Library Journal called the novel a "woefully beautiful tale of a community striving for rebirth and redemption," while Kirkus referred to it as a "stunning and original debut that is as smart as it is entertaining." The Wall Street Journal's Sam Sacks said The Rabbit Hutch was the "most promising first novel I've read this year." The Irish Times called it "breathtaking, compassionate and spectacular."

Multiple reviewers commented on Gunty's writing skill. Publishers Weekly said Gunty "mak[es] powerful use of language along the way." Booklist expanded on the sentiment, writing, "The brilliantly imaginative novel begins on an absurdist note before settling down to an offbeat, slightly skewed realism. Gunty is a wonderful writer, a master of the artful phrase." The Boston Globe highlighted how "Gunty weaves [characters'] stories together with skill and subtlety. The details ... are slipped in via a very few well-chosen details." The Times said, "The writing is incandescent, the range of styles and voices remarkable ... The novel leaps with great confidence across a multitude of styles."

Booklist highlighted Gunty's character development, saying the "fully realized characters come alive on the page, capturing the reader and not letting go."

The New York Times Book Review noted that there are "many bold moves in Gunty's dense, prismatic and often mesmerizing debut, a novel of impressive scope and specificity that falters mostly when it works too hard to wedge its storytelling into some broader notion of Big Ideas." They added, "its excesses also feel generous: defiant in the face of death, metaphysical exits or whatever comes next." The Guardian shared the sentiment, indicating that the novel "is almost over-blessed with ideas.
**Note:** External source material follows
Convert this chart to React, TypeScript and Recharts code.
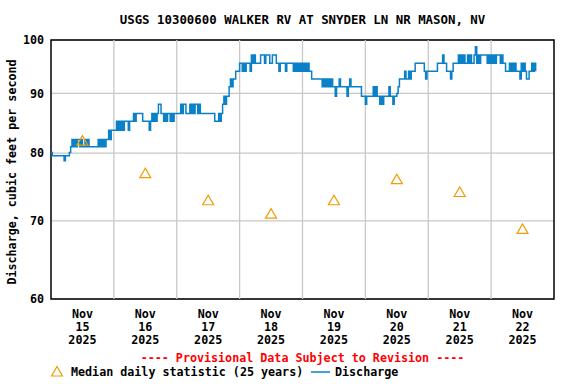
import React from "react";
import {
  ComposedChart,
  Line,
  Scatter,
  XAxis,
  YAxis,
  CartesianGrid,
  ReferenceArea,
  ReferenceLine,
} from "recharts";

// Discharge, cubic feet per second, half-hourly readings starting Nov 15 00:00
const nov15 = [80.1, 79.6, 79.6, 79.6, 79.6, 79.6, 79.6, 79.6, 79.6, 79.6, 78.8, 79.6, 79.6, 79.6, 80.1, 81.0,
  82.2, 81.0, 82.2, 81.0, 82.2, 82.2, 81.0, 82.2, 81.0, 81.0, 82.2, 81.0, 82.2, 81.0,
  81.0, 81.0, 81.0, 81.0, 81.0, 81.0, 82.2, 81.0, 82.2, 81.0, 82.2, 81.0, 82.2, 82.2, 83.7, 82.2, 83.7, 83.7];
const nov16 = [83.7, 83.7, 85.2, 83.7, 85.2, 83.7, 85.2, 83.7, 85.2, 85.2, 85.2, 83.7, 85.2, 85.2, 85.2,
  86.5, 85.2, 86.5, 86.5, 86.5, 86.5, 86.5, 85.2, 85.2, 85.2, 85.2, 85.2, 83.7, 85.2, 86.5, 85.2,
  86.5, 85.2, 86.5, 88.1, 88.1, 86.5, 86.5, 85.2, 86.5, 85.2, 86.5, 86.5, 85.2, 86.5, 85.2, 86.5, 86.5];
const nov17 = [86.5, 86.5, 86.5, 88.1, 86.5, 88.1, 88.1, 86.5, 86.5, 86.5, 88.1, 86.5, 88.1, 86.5, 88.1, 88.1,
  86.5, 88.1, 86.5, 86.5, 86.5, 86.5, 86.5, 86.5, 86.5, 86.5, 86.5, 86.5, 86.5, 85.2, 85.2, 85.2,
  86.5, 85.2, 86.5, 88.1, 89.5, 88.1, 89.5, 89.5, 91.2, 92.6, 91.2, 92.6, 92.6, 94.0, 94.0, 94.0];
const nov18 = [95.5, 95.5, 94.0, 95.5, 94.0, 95.5, 95.5, 95.5, 94.0, 97.1, 95.5, 97.1, 95.5, 95.5, 95.5, 95.5,
  97.1, 97.1, 97.1, 95.5, 97.1, 97.1, 97.1, 95.5, 95.5, 97.1, 97.1, 97.1, 95.5, 95.5, 94.0, 95.5,
  95.5, 95.5, 95.5, 94.0, 95.5, 95.5, 95.5, 95.5, 95.5, 94.0, 95.5, 94.0, 95.5, 94.0, 95.5, 94.0];
const nov19 = [95.5, 94.0, 95.5, 94.0, 95.5, 94.0, 94.0, 92.6, 92.6, 92.6, 92.6, 92.6, 92.6, 92.6, 92.6,
  91.2, 92.6, 91.2, 92.6, 91.2, 92.6, 91.2, 92.6, 91.2, 91.2, 89.5, 91.2, 91.2, 92.6, 91.2, 91.2,
  91.2, 91.2, 91.2, 89.5, 91.2, 92.6, 91.2, 91.2, 91.2, 91.2, 91.2, 91.2, 91.2, 91.2, 89.5, 89.5, 89.5];
const nov20 = [88.1, 89.5, 89.5, 89.5, 89.5, 89.5, 91.2, 89.5, 91.2, 89.5, 89.5, 88.1, 89.5, 88.1,
  89.5, 89.5, 89.5, 89.5, 91.2, 89.5, 89.5, 88.1, 89.5, 89.5, 90.0, 91.2, 92.6, 92.6, 92.6, 92.6,
  94.0, 92.6, 92.6, 94.0, 92.6, 94.0, 94.0, 94.0, 95.5, 95.5, 95.5, 95.5, 95.5, 95.5, 95.5, 94.0, 92.6, 94.0];
const nov21 = [94.0, 94.0, 94.0, 94.0, 94.0, 94.0, 94.0, 95.5, 95.5, 95.5, 95.5, 97.1, 95.5, 95.5,
  94.0, 94.0, 94.0, 92.6, 94.0, 95.5, 95.5, 95.5, 95.5, 97.1, 95.5, 97.1, 95.5, 97.1, 95.5, 95.5,
  97.1, 95.5, 97.1, 95.5, 95.5, 97.1, 98.7, 95.5, 97.1, 95.5, 97.1, 97.1, 97.1, 97.1, 97.1, 95.5, 97.1, 95.5];
const nov22 = [97.1, 95.5, 97.1, 95.5, 97.1, 97.1, 97.1, 95.5, 97.1, 95.5, 95.5, 94.0, 94.0, 94.0,
  95.5, 94.0, 95.5, 94.0, 95.5, 94.0, 94.0, 94.0, 92.6, 95.5, 94.0, 95.5, 94.0, 92.6, 92.6, 94.0,
  94.0, 95.5, 94.0, 95.5, 94.0];
const dischargeDays = [nov15, nov16, nov17, nov18, nov19, nov20, nov21, nov22];
const sampleHours = 0.5;

// Median daily statistic (25 years), at noon of each day
const medianHours = [12, 36, 60, 84, 108, 132, 156, 180];
const medianValues = [82.0, 76.9, 72.9, 71.0, 72.9, 76.0, 74.1, 68.9];

// Axis ticks
const tickHours = [12, 36, 60, 84, 108, 132, 156, 180];
const tickMonths = ["Nov", "Nov", "Nov", "Nov", "Nov", "Nov", "Nov", "Nov"];
const tickDays = ["15", "16", "17", "18", "19", "20", "21", "22"];
const tickYears = ["2025", "2025", "2025", "2025", "2025", "2025", "2025", "2025"];
const gridHours = [24, 48, 72, 96, 120, 144, 168];
const xDomain = [0, 192];
const yTicks = [60, 70, 80, 90, 100];
const yDomain = [60, 100];

const discharge = dischargeDays.flat().map((q, i) => ({ t: i * sampleHours, q }));
const medians = medianHours.map((t, i) => ({ t, v: medianValues[i] }));

const FONT = '"DejaVu Sans Mono", "Liberation Mono", monospace';
const ORANGE = "#f29b00";
const BLUE = "#0a80c8";
const GRID = "#c8c8c8";

const XTick = (props: any) => {
  const { x, y, payload } = props;
  const i = tickHours.indexOf(payload.value);
  if (i < 0) return null;
  return (
    <text
      x={x}
      y={y}
      textAnchor="middle"
      fontFamily={FONT}
      fontWeight="bold"
      fontSize={11.7}
      fill="#000"
    >
      <tspan x={x} dy={19}>{tickMonths[i]}</tspan>
      <tspan x={x} dy={13}>{tickDays[i]}</tspan>
      <tspan x={x} dy={13}>{tickYears[i]}</tspan>
    </text>
  );
};

const Triangle = (props: any) => {
  const { cx, cy } = props;
  if (cx == null || cy == null) return null;
  return (
    <polygon
      points={`${cx},${cy - 5} ${cx - 5.5},${cy + 4.5} ${cx + 5.5},${cy + 4.5}`}
      fill="none"
      stroke={ORANGE}
      strokeWidth={1.2}
    />
  );
};

const textStyle: React.CSSProperties = {
  position: "absolute",
  fontFamily: FONT,
  fontWeight: "bold",
  fontSize: 11.7,
  lineHeight: "14px",
  whiteSpace: "nowrap",
  color: "#000",
};

export default function App() {
  return (
    <div style={{ position: "absolute", left: 0, top: 0, width: 576, height: 384, background: "#fff" }}>
      <ComposedChart
        width={576}
        height={384}
        data={discharge}
        margin={{ top: 40, right: 22, bottom: 25, left: 0 }}
      >
        <XAxis
          dataKey="t"
          type="number"
          domain={xDomain}
          ticks={tickHours}
          allowDataOverflow
          interval={0}
          tick={<XTick />}
          tickLine={false}
          axisLine={false}
          tickSize={0}
          tickMargin={0}
          height={60}
        />
        <YAxis
          type="number"
          scale="log"
          domain={yDomain}
          ticks={yTicks}
          allowDataOverflow
          interval={0}
          width={51}
          tickLine={false}
          axisLine={false}
          tickSize={0}
          tickMargin={7}
          tick={{ fontFamily: FONT, fontWeight: "bold", fontSize: 11.7, fill: "#000" }}
        />
        <CartesianGrid vertical={false} stroke={GRID} strokeWidth={1.3} />
        {gridHours.map((h) => (
          <ReferenceLine key={h} x={h} stroke={GRID} strokeWidth={1.3} />
        ))}
        <Line
          dataKey="q"
          type="stepAfter"
          stroke={BLUE}
          strokeWidth={1.5}
          dot={false}
          isAnimationActive={false}
        />
        <Scatter
          data={medians}
          dataKey="v"
          shape={<Triangle />}
          isAnimationActive={false}
        />
        <ReferenceArea
          x1={xDomain[0]}
          x2={xDomain[1]}
          y1={yDomain[0]}
          y2={yDomain[1]}
          fill="none"
          fillOpacity={0}
          stroke="#000"
          strokeWidth={1.5}
        />
      </ComposedChart>

      <div style={{ ...textStyle, left: 51, width: 503, top: 13, textAlign: "center", fontSize: 12.4 }}>
        USGS 10300600 WALKER RV AT SNYDER LN NR MASON, NV
      </div>

      <div
        style={{
          ...textStyle,
          left: 12 - 150,
          top: 172 - 7,
          width: 300,
          textAlign: "center",
          transform: "rotate(-90deg)",
          transformOrigin: "50% 50%",
        }}
      >
        Discharge, cubic feet per second
      </div>

      <div style={{ ...textStyle, left: 51, width: 503, top: 351, textAlign: "center", color: "#ff0000" }}>
        ---- Provisional Data Subject to Revision ----
      </div>

      <svg style={{ position: "absolute", left: 50, top: 365 }} width={14} height={13}>
        <polygon points="7,1.5 1.5,11 12.5,11" fill="none" stroke={ORANGE} strokeWidth={1.2} />
      </svg>
      <div style={{ ...textStyle, left: 71, top: 365 }}>Median daily statistic (25 years)</div>
      <svg style={{ position: "absolute", left: 311, top: 365 }} width={20} height={14}>
        <line x1={0} y1={7} x2={19} y2={7} stroke={BLUE} strokeWidth={1.5} />
      </svg>
      <div style={{ ...textStyle, left: 335, top: 365 }}>Discharge</div>
    </div>
  );
}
Gunty doesn't quite balance the pieces of her story – she has a winning impulse for digression, but ... never quite settles into her sidebars. The insistent nudges back to the main arc stop her novel from creating the sense of invisible clockwork that would make it perfectly satisfying."

Publishers Weekly ultimately named The Rabbit Hutch one of the top ten books of 2022, regardless of genre.

Kaveh Akbar named it as one of his inspirations when writing Martyr!.

== Awards ==

| Year | Award |  | Result | Ref |
| 2022 | Barnes & Noble Discover Award | — | Won |  |
| National Book Award | Fiction | Won |  |
| National Book Critics Circle Award | John Leonard Prize | Shortlisted |  |
| Waterstones Debut Fiction Prize | — | Won |  |
| 2023 | BookTube Prize | Fiction | Octofinalist |  |
| British Book Award | Début Fiction | Shortlisted |  |
| Mark Twain American Voice Award | — | Shortlisted |  |
| VCU Cabell First Novelist Award | — | Won |  |

==Adaptation==
The rights to produce a television show based on the novel were sold in November 2022.

== Sources ==
- Gunty, Tess. 2022. The Rabbit Hutch. Alfred A. Knopf, New York.